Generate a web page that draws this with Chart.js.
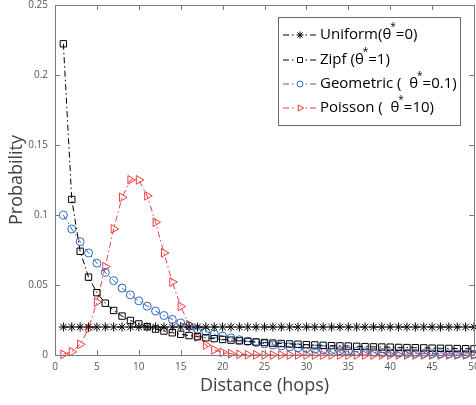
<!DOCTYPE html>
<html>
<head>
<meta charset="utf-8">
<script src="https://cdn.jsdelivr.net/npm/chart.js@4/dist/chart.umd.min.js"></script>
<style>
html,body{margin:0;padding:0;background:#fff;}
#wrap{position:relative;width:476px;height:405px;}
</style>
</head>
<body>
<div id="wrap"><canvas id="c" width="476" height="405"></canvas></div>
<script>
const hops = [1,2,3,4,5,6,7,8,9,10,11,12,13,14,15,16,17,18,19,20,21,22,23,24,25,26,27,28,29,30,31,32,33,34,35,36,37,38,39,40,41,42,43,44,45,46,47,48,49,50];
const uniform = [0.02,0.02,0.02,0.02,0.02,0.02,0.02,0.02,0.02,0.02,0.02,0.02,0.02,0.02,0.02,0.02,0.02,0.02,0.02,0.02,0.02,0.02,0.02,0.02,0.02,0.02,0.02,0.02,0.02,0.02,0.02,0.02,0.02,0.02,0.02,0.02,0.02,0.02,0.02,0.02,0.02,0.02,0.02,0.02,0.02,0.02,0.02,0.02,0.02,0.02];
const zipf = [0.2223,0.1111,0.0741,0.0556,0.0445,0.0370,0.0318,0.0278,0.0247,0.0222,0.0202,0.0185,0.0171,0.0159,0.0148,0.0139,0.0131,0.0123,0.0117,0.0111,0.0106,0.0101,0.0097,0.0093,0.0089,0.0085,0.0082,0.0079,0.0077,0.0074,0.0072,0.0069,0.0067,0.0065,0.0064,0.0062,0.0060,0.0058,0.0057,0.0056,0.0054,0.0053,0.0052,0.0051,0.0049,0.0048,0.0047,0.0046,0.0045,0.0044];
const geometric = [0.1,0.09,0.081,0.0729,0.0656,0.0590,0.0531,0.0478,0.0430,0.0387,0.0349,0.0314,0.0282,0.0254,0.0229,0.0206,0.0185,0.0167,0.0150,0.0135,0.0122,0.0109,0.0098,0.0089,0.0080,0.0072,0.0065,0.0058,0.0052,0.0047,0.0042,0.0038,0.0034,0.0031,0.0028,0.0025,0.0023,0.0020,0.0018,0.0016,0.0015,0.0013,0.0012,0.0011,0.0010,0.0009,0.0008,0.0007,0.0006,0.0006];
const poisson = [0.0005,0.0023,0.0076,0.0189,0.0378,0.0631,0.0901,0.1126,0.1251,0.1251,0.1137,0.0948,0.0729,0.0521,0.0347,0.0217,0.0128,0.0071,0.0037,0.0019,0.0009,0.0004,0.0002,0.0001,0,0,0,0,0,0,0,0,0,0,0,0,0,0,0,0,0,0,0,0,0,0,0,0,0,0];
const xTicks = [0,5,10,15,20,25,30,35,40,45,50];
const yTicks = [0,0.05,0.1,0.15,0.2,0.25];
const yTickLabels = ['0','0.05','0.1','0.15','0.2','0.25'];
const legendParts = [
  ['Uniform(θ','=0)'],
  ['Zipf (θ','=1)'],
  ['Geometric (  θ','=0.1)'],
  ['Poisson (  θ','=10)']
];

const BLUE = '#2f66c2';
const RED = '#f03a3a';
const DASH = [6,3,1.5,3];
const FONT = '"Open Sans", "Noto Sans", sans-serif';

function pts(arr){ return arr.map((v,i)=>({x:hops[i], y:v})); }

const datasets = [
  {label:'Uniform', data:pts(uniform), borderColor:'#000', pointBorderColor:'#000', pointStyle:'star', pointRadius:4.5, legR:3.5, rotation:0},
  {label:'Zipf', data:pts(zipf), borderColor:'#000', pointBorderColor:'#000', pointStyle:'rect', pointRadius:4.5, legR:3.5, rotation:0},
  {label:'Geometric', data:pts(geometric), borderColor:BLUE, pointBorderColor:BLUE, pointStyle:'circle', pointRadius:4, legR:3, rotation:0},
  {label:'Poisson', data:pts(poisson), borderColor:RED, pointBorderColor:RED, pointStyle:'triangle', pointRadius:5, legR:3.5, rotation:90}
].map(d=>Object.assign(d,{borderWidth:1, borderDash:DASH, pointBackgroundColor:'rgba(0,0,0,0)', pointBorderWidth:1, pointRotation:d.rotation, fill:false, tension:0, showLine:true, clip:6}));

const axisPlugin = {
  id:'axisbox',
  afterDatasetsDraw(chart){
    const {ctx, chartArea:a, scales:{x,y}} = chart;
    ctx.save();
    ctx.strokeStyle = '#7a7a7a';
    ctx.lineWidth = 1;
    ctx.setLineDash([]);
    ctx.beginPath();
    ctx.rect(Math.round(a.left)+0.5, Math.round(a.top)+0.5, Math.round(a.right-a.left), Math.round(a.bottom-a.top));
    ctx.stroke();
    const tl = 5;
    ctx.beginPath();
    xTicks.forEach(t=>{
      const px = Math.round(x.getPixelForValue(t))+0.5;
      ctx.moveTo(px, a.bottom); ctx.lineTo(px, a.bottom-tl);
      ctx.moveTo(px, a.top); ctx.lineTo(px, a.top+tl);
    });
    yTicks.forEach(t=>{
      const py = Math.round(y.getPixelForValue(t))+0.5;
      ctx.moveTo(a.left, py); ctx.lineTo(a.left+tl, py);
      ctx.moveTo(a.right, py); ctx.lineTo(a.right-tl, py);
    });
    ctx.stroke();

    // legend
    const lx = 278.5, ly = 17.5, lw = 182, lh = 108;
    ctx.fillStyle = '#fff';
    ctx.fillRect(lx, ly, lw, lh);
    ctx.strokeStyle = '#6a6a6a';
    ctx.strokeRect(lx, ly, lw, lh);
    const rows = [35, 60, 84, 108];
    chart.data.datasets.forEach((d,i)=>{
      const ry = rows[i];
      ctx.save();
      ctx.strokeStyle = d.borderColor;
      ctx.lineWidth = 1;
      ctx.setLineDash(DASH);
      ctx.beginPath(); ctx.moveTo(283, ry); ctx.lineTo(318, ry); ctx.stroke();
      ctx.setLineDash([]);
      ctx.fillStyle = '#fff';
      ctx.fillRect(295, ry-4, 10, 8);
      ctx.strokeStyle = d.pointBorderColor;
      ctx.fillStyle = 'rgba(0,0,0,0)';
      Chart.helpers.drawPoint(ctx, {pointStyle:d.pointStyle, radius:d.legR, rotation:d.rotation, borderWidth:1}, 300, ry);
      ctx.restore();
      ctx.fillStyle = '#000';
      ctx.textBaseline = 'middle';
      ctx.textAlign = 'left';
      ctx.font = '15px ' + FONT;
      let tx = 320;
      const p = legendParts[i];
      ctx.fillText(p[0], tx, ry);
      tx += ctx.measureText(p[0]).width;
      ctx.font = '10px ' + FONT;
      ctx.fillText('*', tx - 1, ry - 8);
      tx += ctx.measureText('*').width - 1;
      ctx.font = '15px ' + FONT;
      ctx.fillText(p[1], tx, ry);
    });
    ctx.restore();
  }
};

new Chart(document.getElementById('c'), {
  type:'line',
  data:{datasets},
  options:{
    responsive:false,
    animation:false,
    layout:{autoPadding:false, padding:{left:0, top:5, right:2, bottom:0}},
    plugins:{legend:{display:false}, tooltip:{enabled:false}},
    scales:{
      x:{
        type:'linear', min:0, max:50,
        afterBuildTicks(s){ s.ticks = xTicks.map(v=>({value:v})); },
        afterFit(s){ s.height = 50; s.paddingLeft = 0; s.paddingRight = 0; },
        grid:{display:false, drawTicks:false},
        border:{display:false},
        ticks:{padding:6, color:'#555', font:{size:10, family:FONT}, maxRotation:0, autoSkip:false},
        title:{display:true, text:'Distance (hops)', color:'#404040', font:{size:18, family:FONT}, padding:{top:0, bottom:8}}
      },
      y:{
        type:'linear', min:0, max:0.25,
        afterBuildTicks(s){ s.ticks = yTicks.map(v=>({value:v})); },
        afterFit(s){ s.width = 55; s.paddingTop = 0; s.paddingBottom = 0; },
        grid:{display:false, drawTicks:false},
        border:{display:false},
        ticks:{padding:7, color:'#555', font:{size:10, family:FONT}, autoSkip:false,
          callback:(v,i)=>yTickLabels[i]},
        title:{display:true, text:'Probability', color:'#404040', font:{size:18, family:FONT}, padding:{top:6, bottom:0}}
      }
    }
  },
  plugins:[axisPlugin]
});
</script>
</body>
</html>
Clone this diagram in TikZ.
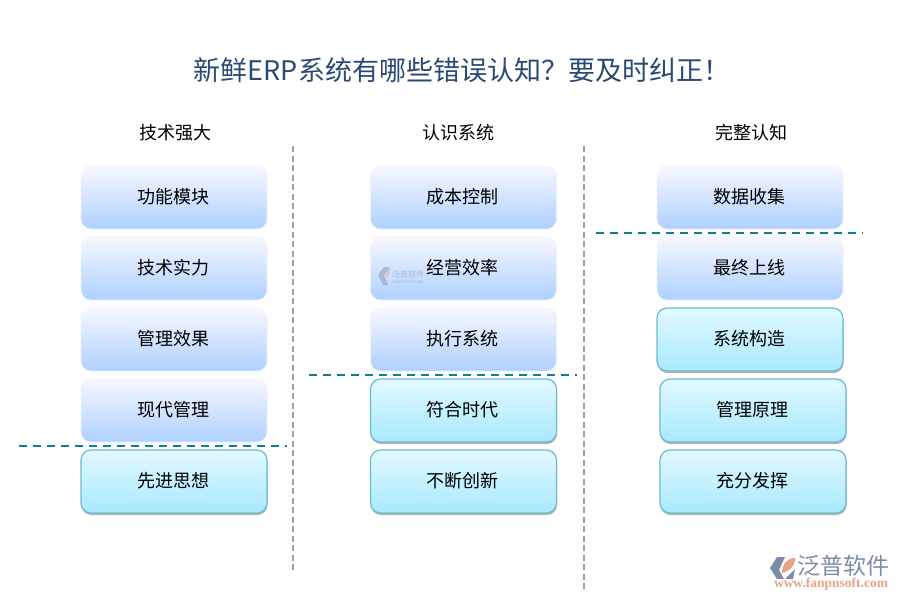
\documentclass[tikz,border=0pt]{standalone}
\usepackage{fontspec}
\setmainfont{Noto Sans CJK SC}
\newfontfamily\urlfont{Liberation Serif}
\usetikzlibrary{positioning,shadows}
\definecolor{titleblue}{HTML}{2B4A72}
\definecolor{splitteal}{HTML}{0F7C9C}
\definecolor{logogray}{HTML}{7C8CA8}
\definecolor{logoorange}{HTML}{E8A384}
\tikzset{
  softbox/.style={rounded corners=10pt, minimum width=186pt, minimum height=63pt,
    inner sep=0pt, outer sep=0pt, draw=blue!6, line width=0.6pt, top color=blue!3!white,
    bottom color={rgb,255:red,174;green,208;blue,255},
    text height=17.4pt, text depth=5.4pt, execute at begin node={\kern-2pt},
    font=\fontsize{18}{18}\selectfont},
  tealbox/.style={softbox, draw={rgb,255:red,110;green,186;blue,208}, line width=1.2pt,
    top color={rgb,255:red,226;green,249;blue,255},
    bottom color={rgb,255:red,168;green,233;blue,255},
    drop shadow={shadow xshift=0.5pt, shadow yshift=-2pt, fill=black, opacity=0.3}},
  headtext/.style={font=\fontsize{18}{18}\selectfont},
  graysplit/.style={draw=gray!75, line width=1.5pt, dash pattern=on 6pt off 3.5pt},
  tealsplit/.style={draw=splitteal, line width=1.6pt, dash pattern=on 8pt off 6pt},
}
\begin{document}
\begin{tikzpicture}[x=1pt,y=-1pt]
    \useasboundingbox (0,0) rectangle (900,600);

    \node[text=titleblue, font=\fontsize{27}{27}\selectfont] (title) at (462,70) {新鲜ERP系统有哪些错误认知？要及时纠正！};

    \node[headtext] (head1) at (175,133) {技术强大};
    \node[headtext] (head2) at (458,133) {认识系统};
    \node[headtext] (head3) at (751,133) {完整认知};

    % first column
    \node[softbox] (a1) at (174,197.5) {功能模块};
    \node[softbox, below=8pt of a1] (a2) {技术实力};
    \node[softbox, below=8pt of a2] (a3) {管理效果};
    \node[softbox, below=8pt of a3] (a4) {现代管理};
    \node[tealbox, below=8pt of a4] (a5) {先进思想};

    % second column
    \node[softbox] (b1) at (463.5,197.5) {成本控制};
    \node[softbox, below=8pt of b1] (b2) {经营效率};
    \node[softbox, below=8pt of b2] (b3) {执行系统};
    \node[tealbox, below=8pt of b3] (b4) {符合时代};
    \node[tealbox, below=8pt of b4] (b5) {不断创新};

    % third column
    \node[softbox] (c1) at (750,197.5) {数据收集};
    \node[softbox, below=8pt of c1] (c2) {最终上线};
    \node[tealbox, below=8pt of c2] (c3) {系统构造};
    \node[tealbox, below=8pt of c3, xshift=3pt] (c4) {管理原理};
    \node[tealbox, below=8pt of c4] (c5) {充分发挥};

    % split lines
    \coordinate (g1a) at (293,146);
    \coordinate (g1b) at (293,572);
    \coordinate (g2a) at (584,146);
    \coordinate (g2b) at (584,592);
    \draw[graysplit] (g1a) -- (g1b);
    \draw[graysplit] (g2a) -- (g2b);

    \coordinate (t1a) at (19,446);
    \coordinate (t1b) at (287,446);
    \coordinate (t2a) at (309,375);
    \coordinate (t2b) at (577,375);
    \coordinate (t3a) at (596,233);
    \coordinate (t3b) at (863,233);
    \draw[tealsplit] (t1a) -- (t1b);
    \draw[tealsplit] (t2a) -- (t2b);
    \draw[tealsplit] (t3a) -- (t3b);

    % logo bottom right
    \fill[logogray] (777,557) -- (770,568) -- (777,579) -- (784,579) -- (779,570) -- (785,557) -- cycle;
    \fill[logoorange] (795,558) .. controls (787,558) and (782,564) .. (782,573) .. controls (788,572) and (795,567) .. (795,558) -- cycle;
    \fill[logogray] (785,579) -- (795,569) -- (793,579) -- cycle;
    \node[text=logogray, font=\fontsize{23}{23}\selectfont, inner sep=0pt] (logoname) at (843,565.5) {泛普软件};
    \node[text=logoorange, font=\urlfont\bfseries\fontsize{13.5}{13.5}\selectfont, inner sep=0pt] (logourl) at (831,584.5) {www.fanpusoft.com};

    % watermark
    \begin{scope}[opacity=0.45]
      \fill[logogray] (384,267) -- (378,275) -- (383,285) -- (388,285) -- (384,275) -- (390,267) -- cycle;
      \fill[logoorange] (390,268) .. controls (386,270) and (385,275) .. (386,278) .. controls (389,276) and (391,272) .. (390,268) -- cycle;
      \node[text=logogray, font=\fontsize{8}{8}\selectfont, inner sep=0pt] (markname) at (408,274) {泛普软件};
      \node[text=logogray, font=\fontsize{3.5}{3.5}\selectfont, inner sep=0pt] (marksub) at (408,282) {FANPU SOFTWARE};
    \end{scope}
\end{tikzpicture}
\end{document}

+ + + + +

DESCRIPTION OF THE TASK:
Search the lines for the string "this" and copy every line that has it.

EXERCISE SOLUTION:
Generate a web page that draws this with Chart.js.
Clone this diagram in TikZ.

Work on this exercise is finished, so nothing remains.